現職の政治家は祭りを巡回している時間があるなら地権者交渉を1件でも進めれば良いのに…

汚染土仮置き延長 地権者「約束は守れ」

産経新聞より転載。

 東京電力福島第1原発事故で出た除染廃棄物を一時保管する仮置き場の延長が相次いでいるが、期限付きで土地を明け渡した地権者からは「約束が違う」と不満がくすぶっている。仮置き場を撤去しなければ復興が進まないばかりか、家の近くに廃棄物の袋が並んでいるという外観が、心理的に住民の帰還をためらわせている。(野田佑介)

 ◆復興進まず不満

 「国は3年と言っていたはずだ。その間に(中間貯蔵施設に)持っていってくれると思ってたんだ。約束は守ってもらいたい」

 一部地域に避難指示が出ている福島県川内村にほど近い、いわき市川前地区。畜産業を営む猪狩宗利さん(83)はこう言って、ため息をついた。

 猪狩さんは、放射性物質が付着した堆肥を、国の求めに応じ自身の畑に仮置きしている。廃棄物の詰まった100を超えるフレコンバッグ(袋)は黒いビニールシートに覆われ、フェンスで囲われている。

 畑では自宅そばの牛舎で飼育している牛の餌となる牧草を育てていた。原発事故後、放射性物質の影響で牛にはこの畑の牧草を与えることができなくなり、海外品を購入せざるを得なくなった。
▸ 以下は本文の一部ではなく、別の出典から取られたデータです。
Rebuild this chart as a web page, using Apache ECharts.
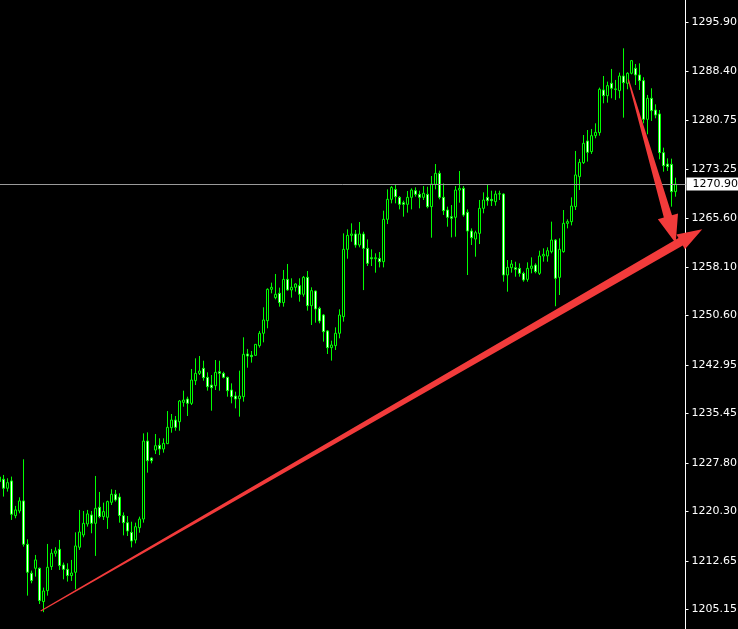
<!DOCTYPE html>
<html>
<head>
<meta charset="utf-8">
<script src="https://cdn.jsdelivr.net/npm/echarts@6/dist/echarts.min.js"></script>
<style>
html,body{margin:0;padding:0;background:#000;}
#chart{width:738px;height:629px;}
</style>
</head>
<body>
<div id="chart"></div>
<script>
// OHLC of each bar, oldest first (first bar is partly cut off on the left)
const opens = [
1225.6,1225.25,1223.86,1224.99,1219.63,1220.35,1221.9,1215.2,1210.72,1211.49,
1211.49,1206.34,1208.03,1211.75,1213.81,1214.43,1212.0,1211.33,1210.36,1210.87,
1214.74,1216.64,1218.34,1219.73,1218.44,1220.92,1219.48,1219.37,1221.69,1222.93,
1222.5,1219.62,1218.54,1217.04,1215.86,1217.76,1219.1,1231.16,1228.53,1229.77,
1230.5,1229.93,1230.75,1233.23,1234.41,1234.15,1237.14,1237.66,1236.99,1240.49,
1241.63,1242.4,1241.01,1239.82,1239.72,1241.88,1241.63,1241.01,1239.05,1238.12,
1237.71,1238.02,1244.62,1244.41,1244.41,1245.91,1247.82,1249.77,1254.62,1253.33,
1254.0,1252.56,1256.16,1254.52,1254.93,1255.18,1253.85,1256.47,1252.09,1254.36,
1251.68,1250.65,1248.18,1245.6,1245.91,1247.82,1250.39,1260.8,1262.96,1263.17,
1261.47,1263.17,1260.95,1259.51,1259.35,1259.4,1258.89,1265.44,1268.53,1270.07,
1268.84,1268.01,1267.76,1268.84,1269.87,1269.3,1268.84,1269.3,1267.4,1270.85,
1272.55,1268.84,1266.88,1265.85,1265.75,1269.97,1270.23,1266.52,1263.63,1262.39,
1263.27,1267.14,1268.84,1268.53,1268.17,1269.35,1269.35,1256.83,1257.96,1257.96,
1257.86,1257.09,1256.16,1257.86,1258.37,1257.09,1259.77,1259.77,1260.44,1262.24,
1256.47,1260.44,1264.82,1265.08,1267.4,1272.04,1274.2,1277.55,1275.91,1278.38,
1278.84,1285.44,1284.56,1286.47,1285.6,1285.34,1287.6,1286.47,1288.02,1288.79,
1287.76,1286.88,1280.9,1284.15,1282.34,1281.73,1275.75,1273.99,1273.94,1269.72
];
const highs = [
1226.0,1225.92,1225.4,1225.66,1221.13,1222.46,1228.34,1215.97,1211.13,1213.55,
1211.59,1208.5,1215.25,1214.48,1214.74,1215.87,1212.37,1212.26,1212.78,1217.05,
1220.51,1220.35,1220.51,1220.35,1225.76,1223.29,1221.64,1221.95,1223.7,1223.6,
1223.08,1220.13,1219.57,1218.69,1218.54,1219.47,1232.35,1232.5,1228.64,1232.25,
1231.58,1231.58,1235.8,1235.34,1235.03,1237.5,1238.95,1238.02,1242.3,1243.95,
1244.31,1243.58,1241.78,1241.37,1243.69,1243.58,1241.88,1241.11,1240.08,1238.79,
1242.04,1247.2,1245.4,1245.08,1246.16,1248.18,1251.84,1254.77,1255.65,1256.99,
1254.88,1257.61,1258.54,1256.32,1255.55,1256.32,1256.68,1257.45,1254.93,1254.41,
1251.94,1250.8,1248.33,1246.68,1248.74,1251.53,1263.27,1263.89,1264.82,1263.79,
1265.02,1263.53,1262.34,1260.8,1260.18,1260.38,1266.78,1270.07,1270.59,1270.74,
1269.04,1268.32,1269.82,1270.23,1270.38,1269.87,1270.59,1270.49,1272.14,1273.99,
1272.96,1271.0,1267.4,1267.65,1270.59,1272.91,1270.59,1266.98,1264.04,1263.68,
1268.43,1269.61,1270.9,1269.87,1269.87,1269.87,1269.46,1259.15,1259.15,1258.89,
1258.63,1257.35,1258.79,1259.56,1258.63,1260.59,1260.95,1261.11,1265.08,1262.39,
1262.5,1266.88,1265.44,1268.84,1276.01,1274.77,1278.48,1279.25,1279.41,1280.28,
1285.8,1287.6,1286.73,1288.69,1286.99,1288.12,1291.88,1288.17,1290.08,1289.46,
1289.56,1287.4,1284.67,1285.7,1283.22,1282.34,1276.52,1274.87,1274.82,1271.88
];
const lows = [
1224.4,1222.57,1223.34,1218.96,1219.22,1219.99,1214.84,1207.26,1209.17,1210.2,
1205.97,1204.7,1207.26,1211.23,1213.29,1211.23,1209.78,1209.43,1209.53,1208.24,
1214.33,1216.28,1217.93,1216.9,1213.4,1219.22,1218.96,1217.57,1221.28,1221.8,
1218.54,1216.58,1216.48,1214.72,1215.34,1216.99,1218.54,1226.27,1227.71,1229.15,
1228.99,1229.36,1230.7,1232.45,1232.76,1232.76,1236.47,1235.03,1236.73,1239.82,
1241.37,1240.49,1238.95,1235.85,1239.05,1238.95,1240.85,1238.02,1236.99,1236.21,
1234.93,1237.25,1242.5,1243.28,1244.36,1245.6,1246.42,1248.59,1254.0,1253.07,
1251.94,1251.94,1254.41,1253.33,1254.26,1252.71,1253.48,1251.32,1249.1,1249.46,
1249.36,1246.53,1244.62,1243.59,1245.24,1247.04,1249.62,1259.35,1261.98,1261.06,
1261.11,1254.5,1258.22,1258.22,1257.19,1258.01,1258.01,1264.71,1267.91,1267.91,
1266.98,1265.85,1266.47,1266.98,1268.94,1267.14,1268.43,1267.14,1262.6,1270.07,
1268.53,1266.11,1264.3,1262.65,1262.75,1268.01,1265.85,1256.83,1261.47,1259.66,
1261.62,1266.37,1267.55,1267.5,1267.55,1268.43,1255.8,1254.25,1257.19,1256.57,
1256.57,1255.8,1255.8,1257.09,1257.09,1256.83,1258.89,1258.89,1260.18,1252.0,
1253.74,1260.28,1264.04,1264.5,1266.88,1269.97,1274.0,1274.36,1275.55,1277.97,
1278.38,1283.38,1283.48,1284.15,1283.9,1284.15,1281.16,1285.54,1287.86,1286.21,
1285.44,1280.28,1278.59,1280.65,1281.06,1274.72,1272.81,1272.92,1267.4,1268.94
];
const closes = [
1224.9,1223.86,1224.73,1219.84,1220.51,1221.9,1215.2,1210.87,1209.58,1212.78,
1206.49,1207.98,1211.64,1213.81,1214.17,1211.9,1211.33,1210.36,1210.76,1214.94,
1217.1,1218.44,1219.89,1218.44,1220.76,1219.48,1220.25,1221.8,1222.93,1222.05,
1219.65,1218.54,1217.25,1215.7,1217.92,1219.1,1231.16,1228.12,1228.12,1230.44,
1229.93,1230.8,1233.28,1234.41,1233.28,1237.35,1237.5,1236.99,1240.6,1241.63,
1241.99,1240.96,1239.56,1239.41,1241.78,1241.63,1241.01,1238.95,1238.02,1237.66,
1238.12,1244.57,1244.3,1244.21,1246.11,1247.82,1249.88,1254.62,1254.93,1253.85,
1252.56,1256.16,1254.52,1254.93,1255.44,1253.85,1256.47,1252.09,1254.41,1251.58,
1249.72,1248.07,1245.6,1246.01,1247.82,1250.65,1260.8,1262.96,1263.17,1261.47,
1263.17,1260.95,1258.63,1259.35,1259.5,1258.89,1265.44,1268.53,1270.38,1268.94,
1267.76,1267.76,1268.84,1269.97,1269.3,1268.84,1269.46,1267.4,1270.9,1272.55,
1268.84,1266.78,1265.75,1265.6,1269.97,1270.23,1266.11,1263.63,1262.6,1263.37,
1267.14,1268.43,1268.32,1268.32,1269.35,1269.4,1256.83,1258.01,1258.53,1257.71,
1257.09,1256.06,1257.86,1258.22,1257.35,1259.77,1260.03,1260.59,1262.24,1256.32,
1260.8,1264.82,1265.08,1267.5,1272.3,1274.25,1277.19,1275.8,1278.38,1278.89,
1285.54,1284.56,1286.11,1285.7,1285.54,1287.6,1286.57,1288.02,1289.97,1287.76,
1286.88,1280.9,1284.15,1282.24,1281.57,1275.75,1273.74,1273.58,1269.72,1270.90
];
// price scale tick labels (right axis)
const tickLabels = [1205.15,1212.65,1220.30,1227.80,1235.45,1242.95,1250.60,1258.10,1265.60,1273.25,1280.75,1288.40,1295.90];
const lastPrice = 1270.90;
const extraSlots = 2; // empty shift space at right
const categories = Array.from({length: opens.length + extraSlots}, (_, i) => 'bar' + i);
// hand-drawn arrows, in (bar index, price) space
const arrows = [
  {from: [10.3, 1204.88], to: [175.7, 1263.90]},
  {from: [157.2, 1287.09], to: [169.05, 1261.73]}
];
const arrowStyle = [
  {tailW: 1.2, shaftW: 8.5, headW: 17, headL: 25},
  {tailW: 1.2, shaftW: 8.5, headW: 21, headL: 28}
];

const candleData = opens.map((o, i) => [o, closes[i], lows[i], highs[i]]);
const FONT = 'DejaVu Sans';

const chart = echarts.init(document.getElementById('chart'), null, {renderer: 'canvas'});
chart.setOption({
  backgroundColor: '#000000',
  animation: false,
  grid: {left: -2.5, right: 52.5, top: 0, bottom: 0, containLabel: false, outerBoundsMode: 'none'},
  xAxis: {
    type: 'category', data: categories, boundaryGap: true, show: false
  },
  yAxis: {
    type: 'value', position: 'right', min: 1202.10, max: 1299.35, scale: true,
    axisLine: {show: true, lineStyle: {color: '#ffffff', width: 1}},
    axisTick: {show: true, length: 3, inside: false, customValues: tickLabels, lineStyle: {color: '#ffffff'}},
    axisLabel: {
      show: true, customValues: tickLabels, margin: 6, color: '#ffffff',
      fontFamily: FONT, fontSize: 11,
      formatter: v => Number(v).toFixed(2)
    },
    splitLine: {show: false}
  },
  series: [{
    type: 'candlestick',
    data: candleData,
    barWidth: 2,
    itemStyle: {
      color: '#000000', color0: '#ffffff',
      borderColor: '#00ff00', borderColor0: '#00ff00', borderColorDoji: '#00ff00',
      borderWidth: 1
    },
    markLine: {
      silent: true, symbol: ['none', 'none'], animation: false,
      lineStyle: {color: '#9a9a9a', width: 1, type: 'solid'},
      label: {
        show: true, position: 'end', distance: 1, formatter: lastPrice.toFixed(2),
        backgroundColor: '#ffffff', color: '#000000', fontFamily: FONT, fontSize: 11,
        padding: [1, 1, 1, 6]
      },
      data: [{yAxis: lastPrice}]
    }
  }]
});

function toPx(idx, price) {
  const p0 = chart.convertToPixel({xAxisIndex: 0, yAxisIndex: 0}, [0, price]);
  const p1 = chart.convertToPixel({xAxisIndex: 0, yAxisIndex: 0}, [1, price]);
  return [p0[0] + idx * (p1[0] - p0[0]), p0[1]];
}
function arrowPoly(a, s) {
  const S = toPx(a.from[0], a.from[1]);
  const T = toPx(a.to[0], a.to[1]);
  const dx = T[0] - S[0], dy = T[1] - S[1];
  const len = Math.hypot(dx, dy);
  const ux = dx / len, uy = dy / len;
  const nx = -uy, ny = ux;
  const B = [T[0] - ux * s.headL, T[1] - uy * s.headL];
  const P = (base, w) => [base[0] + nx * w, base[1] + ny * w];
  return [
    P(S, s.tailW / 2), P(B, s.shaftW / 2), P(B, s.headW / 2), T,
    P(B, -s.headW / 2), P(B, -s.shaftW / 2), P(S, -s.tailW / 2)
  ];
}
chart.setOption({
  graphic: arrows.map((a, i) => ({
    type: 'polygon', z: 100, silent: true,
    shape: {points: arrowPoly(a, arrowStyle[i])},
    style: {fill: '#f23b3b', stroke: null}
  }))
});
</script>
</body>
</html>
年間で100万円以上の出費という。

 汚染された堆肥の運び出しが遅れれば、牧草を育てることができず出費がかさみ続ける。運び出された後も再び除染して牧草の種をまき、放射性物質の濃度を測定する検査が待つ。それをクリアしてようやく牧草を餌として与えることができるようになる。

 「国からの説明はあったが『もう少し待ってほしい』と言うだけで、いつ頃持っていくとは言わない。時期をはっきりさせてほしい」

 猪狩さんは行く当てのない廃棄物を前に、静かに怒りをぶつけた。